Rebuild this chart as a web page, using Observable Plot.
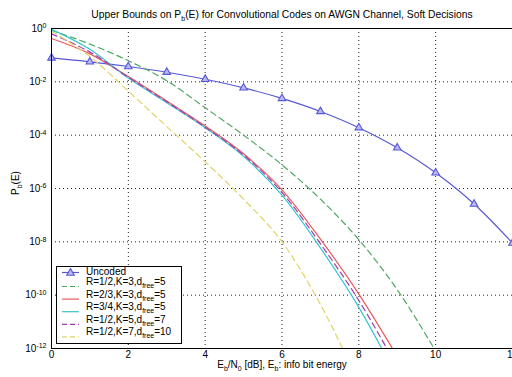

---

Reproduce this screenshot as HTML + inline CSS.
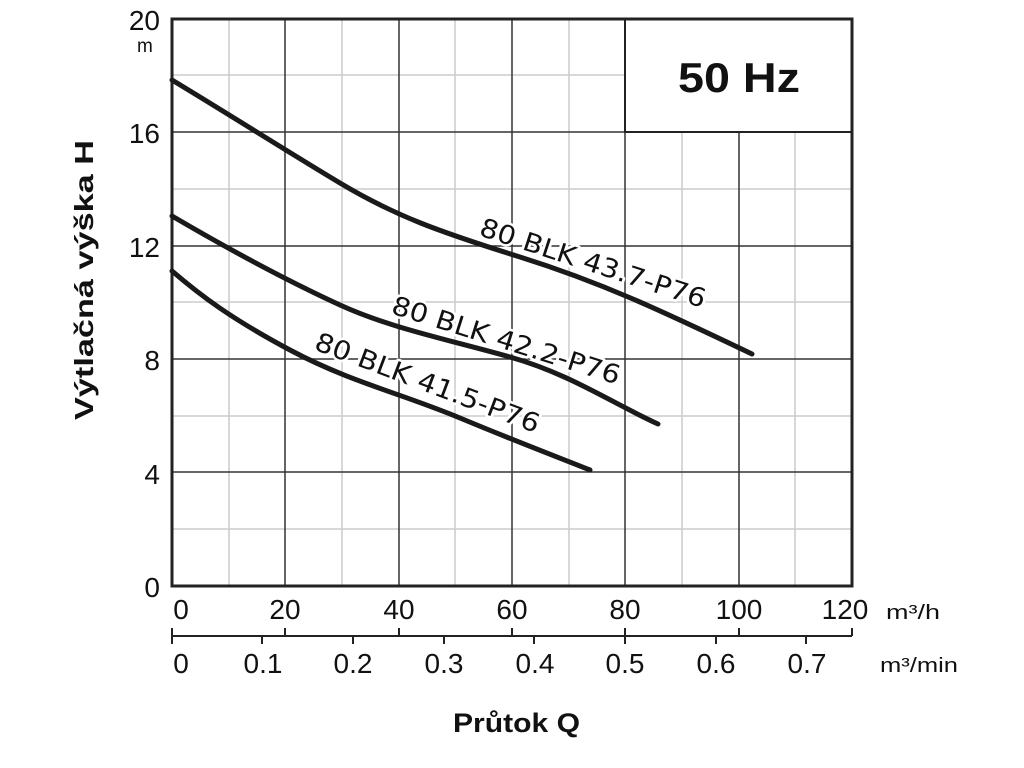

--

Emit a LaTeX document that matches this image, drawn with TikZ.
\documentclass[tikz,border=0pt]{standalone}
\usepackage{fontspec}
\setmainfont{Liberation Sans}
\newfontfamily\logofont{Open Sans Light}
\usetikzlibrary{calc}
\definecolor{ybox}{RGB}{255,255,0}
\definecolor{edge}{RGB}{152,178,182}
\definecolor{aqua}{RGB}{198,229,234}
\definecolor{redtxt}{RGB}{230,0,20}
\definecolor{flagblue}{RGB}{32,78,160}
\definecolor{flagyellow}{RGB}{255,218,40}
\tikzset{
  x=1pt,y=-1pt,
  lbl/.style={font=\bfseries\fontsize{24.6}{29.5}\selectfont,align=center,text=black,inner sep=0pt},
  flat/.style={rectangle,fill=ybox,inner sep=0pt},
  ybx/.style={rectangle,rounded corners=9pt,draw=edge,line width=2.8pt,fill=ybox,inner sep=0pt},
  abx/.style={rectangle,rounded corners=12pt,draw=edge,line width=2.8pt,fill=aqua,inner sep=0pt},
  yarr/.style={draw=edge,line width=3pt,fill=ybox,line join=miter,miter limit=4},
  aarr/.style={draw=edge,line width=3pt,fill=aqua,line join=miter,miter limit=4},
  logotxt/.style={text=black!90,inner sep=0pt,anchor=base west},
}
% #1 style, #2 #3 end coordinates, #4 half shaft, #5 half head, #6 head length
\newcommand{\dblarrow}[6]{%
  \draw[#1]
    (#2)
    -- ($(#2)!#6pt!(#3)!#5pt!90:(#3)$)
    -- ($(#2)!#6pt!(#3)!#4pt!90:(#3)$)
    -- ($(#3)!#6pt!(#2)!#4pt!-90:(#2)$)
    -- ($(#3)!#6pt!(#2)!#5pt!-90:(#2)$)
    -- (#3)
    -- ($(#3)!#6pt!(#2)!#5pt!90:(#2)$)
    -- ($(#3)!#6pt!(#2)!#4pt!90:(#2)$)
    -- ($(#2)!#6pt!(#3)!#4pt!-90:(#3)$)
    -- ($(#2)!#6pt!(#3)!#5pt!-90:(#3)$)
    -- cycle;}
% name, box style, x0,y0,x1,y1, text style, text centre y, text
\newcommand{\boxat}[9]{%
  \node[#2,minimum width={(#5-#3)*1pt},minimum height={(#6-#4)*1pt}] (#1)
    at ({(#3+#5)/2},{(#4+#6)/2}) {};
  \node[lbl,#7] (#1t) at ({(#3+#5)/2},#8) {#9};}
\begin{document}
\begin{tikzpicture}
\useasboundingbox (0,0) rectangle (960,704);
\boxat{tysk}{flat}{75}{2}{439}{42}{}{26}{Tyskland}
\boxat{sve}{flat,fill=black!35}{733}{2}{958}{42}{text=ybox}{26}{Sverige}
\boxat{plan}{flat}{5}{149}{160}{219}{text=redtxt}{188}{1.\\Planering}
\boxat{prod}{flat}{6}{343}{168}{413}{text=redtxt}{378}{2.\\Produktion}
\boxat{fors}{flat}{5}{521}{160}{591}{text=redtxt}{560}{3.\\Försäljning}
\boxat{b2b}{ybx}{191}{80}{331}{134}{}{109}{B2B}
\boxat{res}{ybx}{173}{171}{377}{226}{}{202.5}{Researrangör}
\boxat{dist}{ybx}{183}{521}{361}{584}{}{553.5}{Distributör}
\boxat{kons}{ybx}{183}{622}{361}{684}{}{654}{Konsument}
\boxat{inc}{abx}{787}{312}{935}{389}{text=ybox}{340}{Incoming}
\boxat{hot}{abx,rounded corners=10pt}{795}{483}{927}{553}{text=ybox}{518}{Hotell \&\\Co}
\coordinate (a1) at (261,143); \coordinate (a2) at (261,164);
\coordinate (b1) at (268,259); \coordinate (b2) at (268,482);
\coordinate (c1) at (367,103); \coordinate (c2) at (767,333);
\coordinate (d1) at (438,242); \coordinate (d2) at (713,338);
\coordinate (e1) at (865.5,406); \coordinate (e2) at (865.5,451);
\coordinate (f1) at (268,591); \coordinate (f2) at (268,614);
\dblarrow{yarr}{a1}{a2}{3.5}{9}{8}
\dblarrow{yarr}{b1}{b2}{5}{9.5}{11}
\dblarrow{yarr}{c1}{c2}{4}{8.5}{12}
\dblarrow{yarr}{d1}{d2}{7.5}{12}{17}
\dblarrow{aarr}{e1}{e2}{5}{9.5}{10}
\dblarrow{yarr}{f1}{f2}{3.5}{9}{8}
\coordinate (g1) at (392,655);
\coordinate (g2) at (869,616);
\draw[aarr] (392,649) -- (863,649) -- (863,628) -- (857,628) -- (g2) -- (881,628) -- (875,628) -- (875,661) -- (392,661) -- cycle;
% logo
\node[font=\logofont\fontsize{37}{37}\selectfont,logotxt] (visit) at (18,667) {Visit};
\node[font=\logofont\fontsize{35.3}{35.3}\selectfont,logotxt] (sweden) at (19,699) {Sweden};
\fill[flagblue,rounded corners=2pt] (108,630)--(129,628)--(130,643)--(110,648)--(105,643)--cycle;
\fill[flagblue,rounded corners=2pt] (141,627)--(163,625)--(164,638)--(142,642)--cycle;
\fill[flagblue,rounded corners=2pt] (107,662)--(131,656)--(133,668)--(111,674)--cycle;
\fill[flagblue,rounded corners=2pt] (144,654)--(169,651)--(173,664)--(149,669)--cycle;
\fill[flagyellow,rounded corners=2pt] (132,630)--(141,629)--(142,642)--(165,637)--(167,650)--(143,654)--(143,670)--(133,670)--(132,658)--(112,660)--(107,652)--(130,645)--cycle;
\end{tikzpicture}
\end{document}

■ Goal: From the listing above, return each line with the word "this".

■ Answer to the problem:
Rebuild this chart as a web page, using Observable Plot.
Reproduce this screenshot as HTML + inline CSS.
Emit a LaTeX document that matches this image, drawn with TikZ.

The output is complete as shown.